►

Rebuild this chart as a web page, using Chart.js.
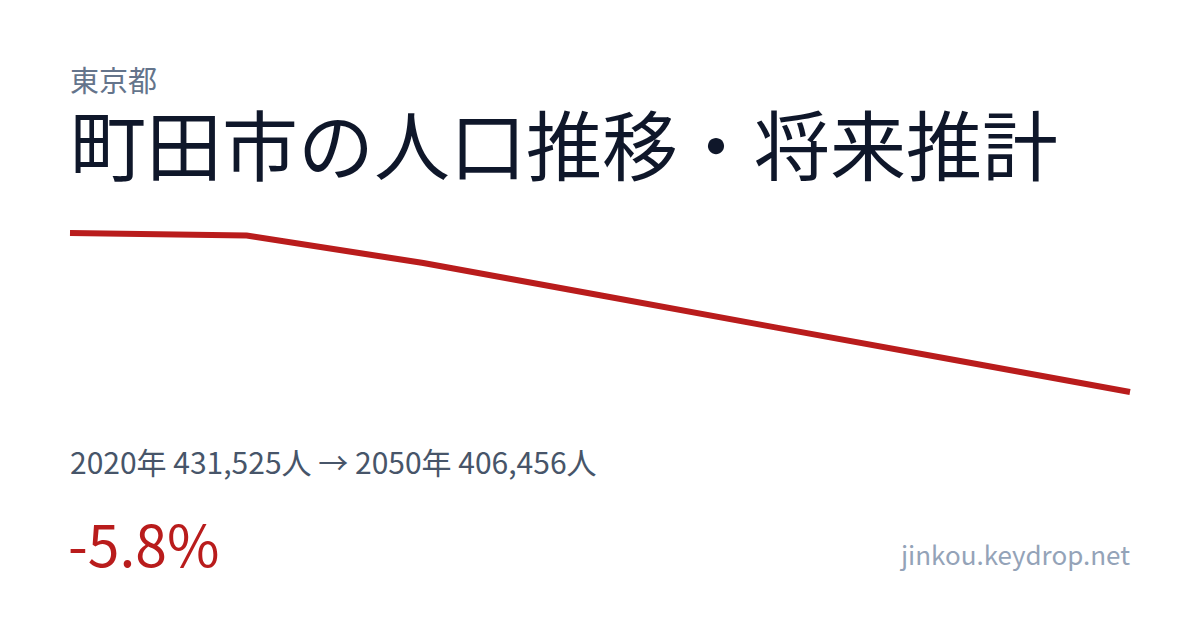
<!DOCTYPE html>
<html lang="ja">
<head>
<meta charset="utf-8">
<script src="https://cdn.jsdelivr.net/npm/chart.js@4.4.1/dist/chart.umd.min.js"></script>
<style>
  html, body { margin:0; padding:0; background:#ffffff; }
  body { width:1200px; height:630px; position:relative; overflow:hidden; font-family:"Noto Sans CJK JP","Noto Sans",sans-serif; }
  .t { position:absolute; line-height:1; white-space:nowrap; }
  #pref { left:70px; top:65px; font-size:29px; color:#64748b; }
  #title { left:70px; top:104px; font-size:76px; color:#0f172a; }
  #summary { left:70px; top:446px; font-size:30px; color:#475569; }
  #change { left:68px; top:514px; font-size:57px; color:#b91c1c; }
  #site { right:70px; top:541px; font-size:26px; color:#94a3b8; }
  #wrap { position:absolute; left:0; top:200px; width:1200px; height:230px; }
</style>
</head>
<body>
<div class="t" id="pref">東京都</div>
<div class="t" id="title">町田市の人口推移・将来推計</div>
<div class="t" id="summary">2020年 431,525人 → 2050年 406,456人</div>
<div class="t" id="change">-5.8%</div>
<div class="t" id="site">jinkou.keydrop.net</div>
<div id="wrap"><canvas id="c"></canvas></div>
<script>
const years = ["2020","2025","2030","2035","2040","2045","2050"];
const population = [431525, 431130, 426800, 421700, 416600, 411550, 406456];

new Chart(document.getElementById('c'), {
  type: 'line',
  data: {
    labels: years,
    datasets: [{
      data: population,
      borderColor: '#b91c1c',
      borderWidth: 6,
      pointRadius: 0,
      pointHoverRadius: 0,
      tension: 0,
      fill: false,
      clip: false,
      borderJoinStyle: 'miter'
    }]
  },
  options: {
    responsive: true,
    maintainAspectRatio: false,
    animation: false,
    events: [],
    layout: { padding: { left: 70, right: 70, top: 33, bottom: 38 } },
    plugins: { legend: { display: false }, tooltip: { enabled: false } },
    scales: {
      x: { display: false, offset: false },
      y: { display: false, min: 406456, max: 431525 }
    }
  }
});
</script>
</body>
</html>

◄

• SET EXERCISE: Write out every line above exactly as it is, leaving out the pictures.

• EXERCISE SOLUTION:
Rebuild this chart as a web page, using Chart.js.
<!DOCTYPE html>
<html lang="ja">
<head>
<meta charset="utf-8">
<script src="https://cdn.jsdelivr.net/npm/chart.js@4.4.1/dist/chart.umd.min.js"></script>
<style>
  html, body { margin:0; padding:0; background:#ffffff; }
  body { width:1200px; height:630px; position:relative; overflow:hidden; font-family:"Noto Sans CJK JP","Noto Sans",sans-serif; }
  .t { position:absolute; line-height:1; white-space:nowrap; }
  #pref { left:70px; top:65px; font-size:29px; color:#64748b; }
  #title { left:70px; top:104px; font-size:76px; color:#0f172a; }
  #summary { left:70px; top:446px; font-size:30px; color:#475569; }
  #change { left:68px; top:514px; font-size:57px; color:#b91c1c; }
  #site { right:70px; top:541px; font-size:26px; color:#94a3b8; }
  #wrap { position:absolute; left:0; top:200px; width:1200px; height:230px; }
</style>
</head>
<body>
<div class="t" id="pref">東京都</div>
<div class="t" id="title">町田市の人口推移・将来推計</div>
<div class="t" id="summary">2020年 431,525人 → 2050年 406,456人</div>
<div class="t" id="change">-5.8%</div>
<div class="t" id="site">jinkou.keydrop.net</div>
<div id="wrap"><canvas id="c"></canvas></div>
<script>
const years = ["2020","2025","2030","2035","2040","2045","2050"];
const population = [431525, 431130, 426800, 421700, 416600, 411550, 406456];

new Chart(document.getElementById('c'), {
  type: 'line',
  data: {
    labels: years,
    datasets: [{
      data: population,
      borderColor: '#b91c1c',
      borderWidth: 6,
      pointRadius: 0,
      pointHoverRadius: 0,
      tension: 0,
      fill: false,
      clip: false,
      borderJoinStyle: 'miter'
    }]
  },
  options: {
    responsive: true,
    maintainAspectRatio: false,
    animation: false,
    events: [],
    layout: { padding: { left: 70, right: 70, top: 33, bottom: 38 } },
    plugins: { legend: { display: false }, tooltip: { enabled: false } },
    scales: {
      x: { display: false, offset: false },
      y: { display: false, min: 406456, max: 431525 }
    }
  }
});
</script>
</body>
</html>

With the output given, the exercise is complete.